The Black Crack Cinema Experience; Punk Rock Single’s @ Mr. Drayton’s Record Player

If you're a music fan and haven't checked out Mr. Drayton's Record Player then what are you waiting for? Here's what goes down...

Callum Costello
1st November 2017
Credit: Steve Drayton

“If this is your first time; welcome! And if it’s not your first time welcome!” The summit meeting of Newcastle’s vinyl aficionados has begun.

Now in its sixth year, Mr. Drayton’s Record Player is a mainstay on the Tyneside Cinema’s events calendar - an institution of the city’s alternative nightlife. For the uninitiated; you buy your ticket, grab a beer, take a seat and listen to a vinyl record all the way through. It’s the black crack cinema experience. What could be painfully niche and middle-class is masterfully balanced by affable host, Mr. Steve Drayton, who pairs smart musical choices with comedic anecdotes and hypnotic accompanying slide shows.

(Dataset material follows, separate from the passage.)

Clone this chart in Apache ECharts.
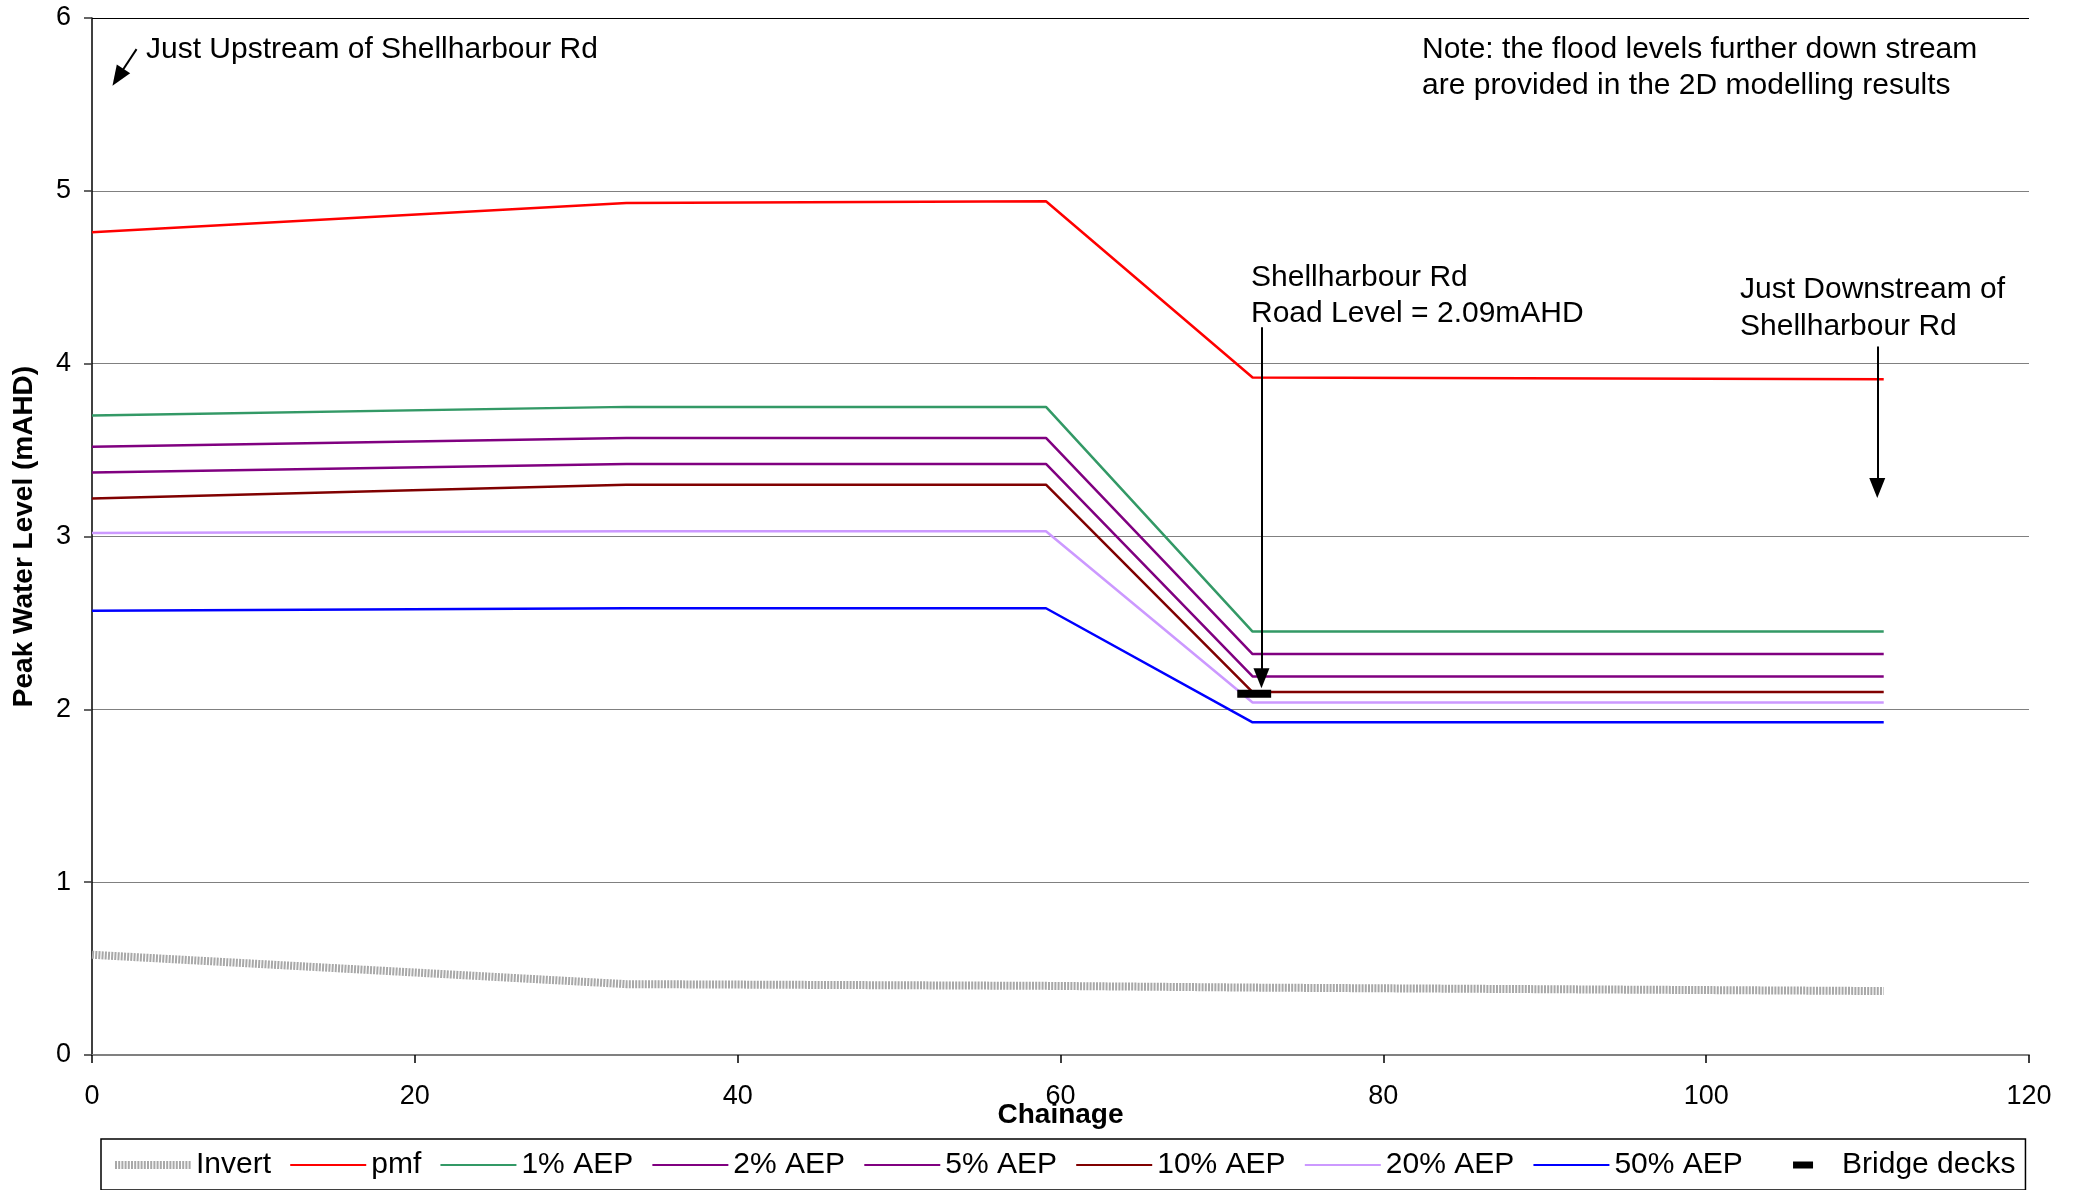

It shouldn’t work. It should be hipster heaven, where musical morons argue who sung it better (Mitch Ryder and the Detroit Wheels or the Righteous Brothers?), but any pretension is left at the door as the broadly aged audience chill out and enjoy some tunes.

Credit: Steve Drayton

Credit: Steve Drayton

October has been punk month, seeing audiences vote on wax showdowns between the likes of The Clash, The Damned and Suicide. Tonight is a ten-way battle royal between, amongst others, The Adverts, Buzzcocks and Anti-Nowhere League. Breaking format to establish seven-inch supremacy, punters were invited to submit and justify the best punk single from 1977. Straight out the gate suggestions are made that to be truly punk the loser must be the winner - with prizes ranging between a box of One Direction plasters and five English pounds. This crowd is less competitive, more collaborative; North East arts culture at its finest.

After much laughter, verbal sparring and many beers, ‘Pretty Vacant’ by the Sex Pistols reigns superior over the rest. Fun was had but now it’s time to leave. The record player won’t suit the Diamond Strip crowd but for those seeking something different it’s a true gem in the Newcastle arts scene. Or to quote one of the slides in the aforementioned show; “Go see it first then you may have the audacity to contradict me you stupid sl*ts.”